John Stevens Henslow was a British priest, botanist and geologist. He is best remembered as friend and mentor to his pupil Charles Darwin.
Henslow was born at Rochester, Kent, the son of a solicitor John Prentis Henslow, who was the son of John Henslow.
Henslow was educated at St. John's College, Cambridge where he graduated as 16th wrangler in 1818, the year in which Adam Sedgwick became Woodwardian Professor of Geology.
Henslow graduated in 1818. He already had a passion for natural history from his childhood, which largely influenced his career, and he accompanied Sedgwick in 1819 on a tour in the Isle of Wight where he learned his first lessons in geology. He also studied chemistry under Professor James Cumming and mineralogy under Edward Daniel Clarke.
He was a correspondent of John James Audubon who in 1829 named Henslow's sparrow (Ammodramus henslowii) after him.

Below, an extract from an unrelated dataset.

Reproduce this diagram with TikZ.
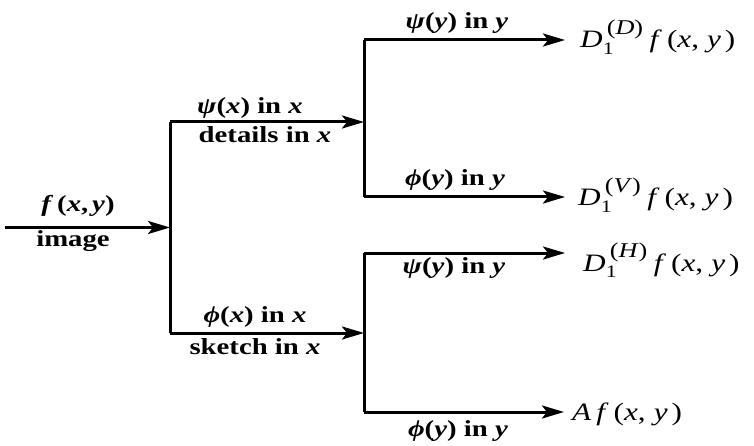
\documentclass[tikz,border=0pt]{standalone}
\usepackage{amsmath}
\usepackage{fontspec}
\setmainfont{Liberation Serif}[FakeStretch=1.25]
\usetikzlibrary{arrows.meta}
\newcommand{\supsz}{\fontsize{21}{23}\selectfont}
\newcommand{\fxy}{\textit{f}\hspace{5pt}(\textit{x},\hspace{8pt}\textit{y}\hspace{4pt})}
\newcommand{\Dsub}[1]{\textit{D}$_{\text{1}}^{\hspace{4pt}\raisebox{3pt}{\text{\supsz(\textit{#1})}}}$\hspace{6pt}\fxy}
\begin{document}
\begin{tikzpicture}[x=1pt,y=-1pt,
  wire/.style={line width=3pt},
  arr/.style={wire,-{Stealth[length=22pt,width=13pt,inset=5pt]}},
  lbl/.style={font=\fontsize{23}{26}\selectfont\bfseries, inner sep=0pt},
  outp/.style={font=\fontsize{25}{28}\selectfont, anchor=base west, inner sep=0pt}]
\useasboundingbox (0,0) rectangle (754,446);
% junction points
\coordinate (s0) at (5,227.5);
\coordinate (j0) at (170,227.5);
\coordinate (L1t) at (170,122);
\coordinate (L1b) at (170,333);
\coordinate (j1) at (364,122);
\coordinate (j2) at (364,333);
\coordinate (R1t) at (364,40);
\coordinate (R1b) at (364,197);
\coordinate (R2t) at (364,253);
\coordinate (R2b) at (364,412);
% outputs
\node[outp] (o1) at (580,48) {\Dsub{D}};
\node[outp] (o2) at (578,206) {\Dsub{V}};
\node[outp] (o3) at (583,271) {\Dsub{H}};
\node[outp] (o4) at (572,420) {\textit{A}\hspace{5pt}\fxy};
% labels
\node[lbl] (lf) at (78,206) {\textit{f}\,(\textit{x},\,\textit{y})};
\node[lbl] (limg) at (73,241) {image};
\node[lbl] (l1) at (250,108) {\textit{ψ}(\textit{x}) in \textit{x}};
\node[lbl] (l2) at (265,135) {details in \textit{x}};
\node[lbl] (l3) at (255,317) {\textit{ϕ}(\textit{x}) in \textit{x}};
\node[lbl] (l4) at (255,347) {sketch in \textit{x}};
\node[lbl] (l5) at (457,23) {\textit{ψ}(\textit{y}) in \textit{y}};
\node[lbl] (l6) at (455,180) {\textit{ϕ}(\textit{y}) in \textit{y}};
\node[lbl] (l7) at (454,268) {\textit{ψ}(\textit{y}) in \textit{y}};
\node[lbl] (l8) at (458,431) {\textit{ϕ}(\textit{y}) in \textit{y}};
% connectors
\draw[arr] (s0) -- (j0);
\draw[wire] (L1t) -- (L1b);
\draw[arr] (L1t) -- (j1);
\draw[arr] (L1b) -- (j2);
\draw[wire] (R1t) -- (R1b);
\draw[wire] (R2t) -- (R2b);
\draw[arr,shorten >=15pt] (R1t) -- (R1t -| o1.west);
\draw[arr,shorten >=13pt] (R1b) -- (R1b -| o2.west);
\draw[arr,shorten >=18pt] (R2t) -- (R2t -| o3.west);
\draw[arr,shorten >=8pt] (R2b) -- (R2b -| o4.west);
\end{tikzpicture}
\end{document}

From 1821 Henslow had begun organising a herbarium of British flora, supplementing his own collecting with a network which expanded over time to include his friends and family, and the botanists William Jackson Hooker and John Hutton Balfour, as well as about 30 of his students. By a method he called "collation", Henslow prepared sheets with several plant specimens, each labelled with the collector, date and place of collection, comparing the specimens to show the variation within the species. His A Catalogue of British Plants was first published in October 1829, and became a set book for his lecture course.
Henslow is best remembered as friend and mentor to his pupil Charles Darwin, and for inspiring him with a passion for natural history.
Besides Darwin, other famous students of Henslow included Berkeley, Babington, Leonard Jenyns, Lowe and Miller.